Howe was stunned at what he saw through his spyglass the next morning. The rebels had done more in one night, he muttered, than his army could in a month. The works on Dorchester Heights appeared to be bristling with cannons. Even if the British commander had known that Washington did not have enough powder or shot to prolong the bombardment, the guns could not be ignored. Howe had to attack. That rainy afternoon - as the Royal Navy began moving its warships out of range of the Patriots' cannons - Howe's force embarked on teh remaining transports and anchored them under the Heights, ready for the offensive. Soon, however, the rain turned into a gale, blowing the transports into each other and fouling their anchors. Howe's attack was called off, while the Americans strengthened their lines.
Bitter retreat[]
Evacuation was Howe's only option. On 17 March, scarlet-coated columns filed out of Charlestown or marched off the Common, tramping down to the wharves.
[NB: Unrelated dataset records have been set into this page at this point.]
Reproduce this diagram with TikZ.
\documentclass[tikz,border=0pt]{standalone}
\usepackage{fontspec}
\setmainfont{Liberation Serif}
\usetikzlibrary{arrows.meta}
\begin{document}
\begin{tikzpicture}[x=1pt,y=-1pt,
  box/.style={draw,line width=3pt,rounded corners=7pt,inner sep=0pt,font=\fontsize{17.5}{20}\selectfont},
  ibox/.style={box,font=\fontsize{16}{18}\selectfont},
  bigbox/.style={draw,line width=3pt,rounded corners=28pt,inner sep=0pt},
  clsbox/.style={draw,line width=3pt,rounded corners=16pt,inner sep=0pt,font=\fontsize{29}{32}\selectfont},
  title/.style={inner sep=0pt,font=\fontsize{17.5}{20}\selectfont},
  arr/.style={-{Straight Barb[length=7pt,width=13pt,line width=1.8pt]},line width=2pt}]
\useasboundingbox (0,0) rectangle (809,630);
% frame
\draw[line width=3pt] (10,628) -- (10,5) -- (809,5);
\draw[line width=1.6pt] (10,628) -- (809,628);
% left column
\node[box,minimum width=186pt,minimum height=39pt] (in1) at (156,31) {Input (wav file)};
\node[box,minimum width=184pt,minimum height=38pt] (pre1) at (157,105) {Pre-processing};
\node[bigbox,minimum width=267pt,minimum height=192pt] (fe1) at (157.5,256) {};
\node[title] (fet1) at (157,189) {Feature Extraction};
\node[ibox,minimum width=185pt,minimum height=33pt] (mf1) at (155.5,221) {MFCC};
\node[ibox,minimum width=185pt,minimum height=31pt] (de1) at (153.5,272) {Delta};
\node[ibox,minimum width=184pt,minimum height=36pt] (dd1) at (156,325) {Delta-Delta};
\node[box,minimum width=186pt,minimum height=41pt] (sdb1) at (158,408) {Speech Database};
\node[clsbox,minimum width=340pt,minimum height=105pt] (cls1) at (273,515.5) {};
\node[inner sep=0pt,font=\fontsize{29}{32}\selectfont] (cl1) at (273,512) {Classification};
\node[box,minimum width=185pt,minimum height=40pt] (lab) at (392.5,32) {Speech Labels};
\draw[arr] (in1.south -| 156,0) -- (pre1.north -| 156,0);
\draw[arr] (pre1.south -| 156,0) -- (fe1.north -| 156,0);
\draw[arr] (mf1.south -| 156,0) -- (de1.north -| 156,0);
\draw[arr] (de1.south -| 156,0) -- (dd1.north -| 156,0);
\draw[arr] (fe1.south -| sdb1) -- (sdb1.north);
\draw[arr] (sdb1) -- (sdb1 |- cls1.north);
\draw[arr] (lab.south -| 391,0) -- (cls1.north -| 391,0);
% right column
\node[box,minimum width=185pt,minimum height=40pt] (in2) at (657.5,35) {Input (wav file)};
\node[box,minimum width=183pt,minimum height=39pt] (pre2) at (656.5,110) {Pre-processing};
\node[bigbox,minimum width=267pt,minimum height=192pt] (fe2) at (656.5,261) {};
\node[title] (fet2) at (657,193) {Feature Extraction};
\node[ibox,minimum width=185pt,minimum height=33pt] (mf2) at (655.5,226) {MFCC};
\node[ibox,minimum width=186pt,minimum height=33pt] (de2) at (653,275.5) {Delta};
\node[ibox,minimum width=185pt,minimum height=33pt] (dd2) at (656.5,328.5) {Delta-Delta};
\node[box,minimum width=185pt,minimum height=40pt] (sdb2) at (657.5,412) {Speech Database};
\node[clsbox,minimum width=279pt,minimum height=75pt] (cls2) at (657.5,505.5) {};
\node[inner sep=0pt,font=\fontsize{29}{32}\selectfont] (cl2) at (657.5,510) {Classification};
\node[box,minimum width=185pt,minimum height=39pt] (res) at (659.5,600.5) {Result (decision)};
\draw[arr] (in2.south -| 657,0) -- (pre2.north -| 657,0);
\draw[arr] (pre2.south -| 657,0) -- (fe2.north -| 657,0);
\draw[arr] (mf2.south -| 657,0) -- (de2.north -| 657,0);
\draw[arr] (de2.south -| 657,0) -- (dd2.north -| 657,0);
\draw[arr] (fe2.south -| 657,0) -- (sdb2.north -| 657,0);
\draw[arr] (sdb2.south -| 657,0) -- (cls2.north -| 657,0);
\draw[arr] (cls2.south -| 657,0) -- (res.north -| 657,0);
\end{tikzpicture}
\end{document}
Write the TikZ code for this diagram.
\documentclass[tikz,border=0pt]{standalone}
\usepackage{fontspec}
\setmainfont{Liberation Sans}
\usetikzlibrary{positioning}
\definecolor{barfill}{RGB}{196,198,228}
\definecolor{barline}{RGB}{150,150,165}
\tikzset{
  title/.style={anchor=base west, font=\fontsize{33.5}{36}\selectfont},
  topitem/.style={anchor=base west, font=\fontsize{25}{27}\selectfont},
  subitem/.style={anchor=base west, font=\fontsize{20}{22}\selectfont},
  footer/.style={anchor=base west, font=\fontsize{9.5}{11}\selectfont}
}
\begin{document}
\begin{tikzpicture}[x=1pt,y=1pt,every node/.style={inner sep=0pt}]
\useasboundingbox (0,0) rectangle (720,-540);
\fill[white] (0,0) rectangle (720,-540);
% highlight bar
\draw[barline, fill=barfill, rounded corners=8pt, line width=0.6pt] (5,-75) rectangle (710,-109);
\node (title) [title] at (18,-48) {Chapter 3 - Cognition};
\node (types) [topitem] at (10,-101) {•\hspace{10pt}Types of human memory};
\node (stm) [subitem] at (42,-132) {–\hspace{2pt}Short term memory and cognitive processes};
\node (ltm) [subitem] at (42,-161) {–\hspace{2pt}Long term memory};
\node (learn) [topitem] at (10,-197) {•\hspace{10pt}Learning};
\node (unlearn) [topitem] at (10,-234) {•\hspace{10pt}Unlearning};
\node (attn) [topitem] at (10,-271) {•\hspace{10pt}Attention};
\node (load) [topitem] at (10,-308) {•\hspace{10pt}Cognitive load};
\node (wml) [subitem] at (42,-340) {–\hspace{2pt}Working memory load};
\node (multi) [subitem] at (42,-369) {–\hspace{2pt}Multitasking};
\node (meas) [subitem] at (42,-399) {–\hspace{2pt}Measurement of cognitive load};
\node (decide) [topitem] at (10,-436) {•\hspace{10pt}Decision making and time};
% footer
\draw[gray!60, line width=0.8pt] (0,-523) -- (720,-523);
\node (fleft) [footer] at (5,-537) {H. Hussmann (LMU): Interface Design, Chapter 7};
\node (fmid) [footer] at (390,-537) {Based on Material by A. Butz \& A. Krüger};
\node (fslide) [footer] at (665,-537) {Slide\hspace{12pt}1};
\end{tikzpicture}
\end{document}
Washington's lines remained quiet: Howe had threatened to torch the town if rebels fired a shot. Nearly 9,000 men, and as many horses and stores as possible, were rowed out to the waiting ships. So were 1,000 Loyalists, stunned that a rebel horde had forced the British Army to quit the city. Howe's men left behind nearly 100 pieces of ordnance. Heavier guns were spikde but many others were serviceable. They also left pillaged houses, broken furniture, and "crows-feet" - razor sharp four-pointed metal spikes - scattered over the streets. The Royal Navy fleet tarried off Boston for another 10 days, its sails disappearing from view on 27 March. The ships steered north to the British base at Halifax, Nova Scotia. Washington, the new commander in chief, had won his first victory.
Aftermath[]
When Howe's fleet sailed out of Boston Harbor, it spelled the end of revolutionary conflict in the place where it all began. Awaiting reinforcements - more than 16,500 troops, including 12,200 Hessians - General Howe turned his attention from Boston to New York. Anticipating the British attack, Washington ordered his army to Manhattan. Post-evacuation, Boston ceased to be a military theater and remained in Patriot hands. Its port was key to Patriot shipbuilding and repairs.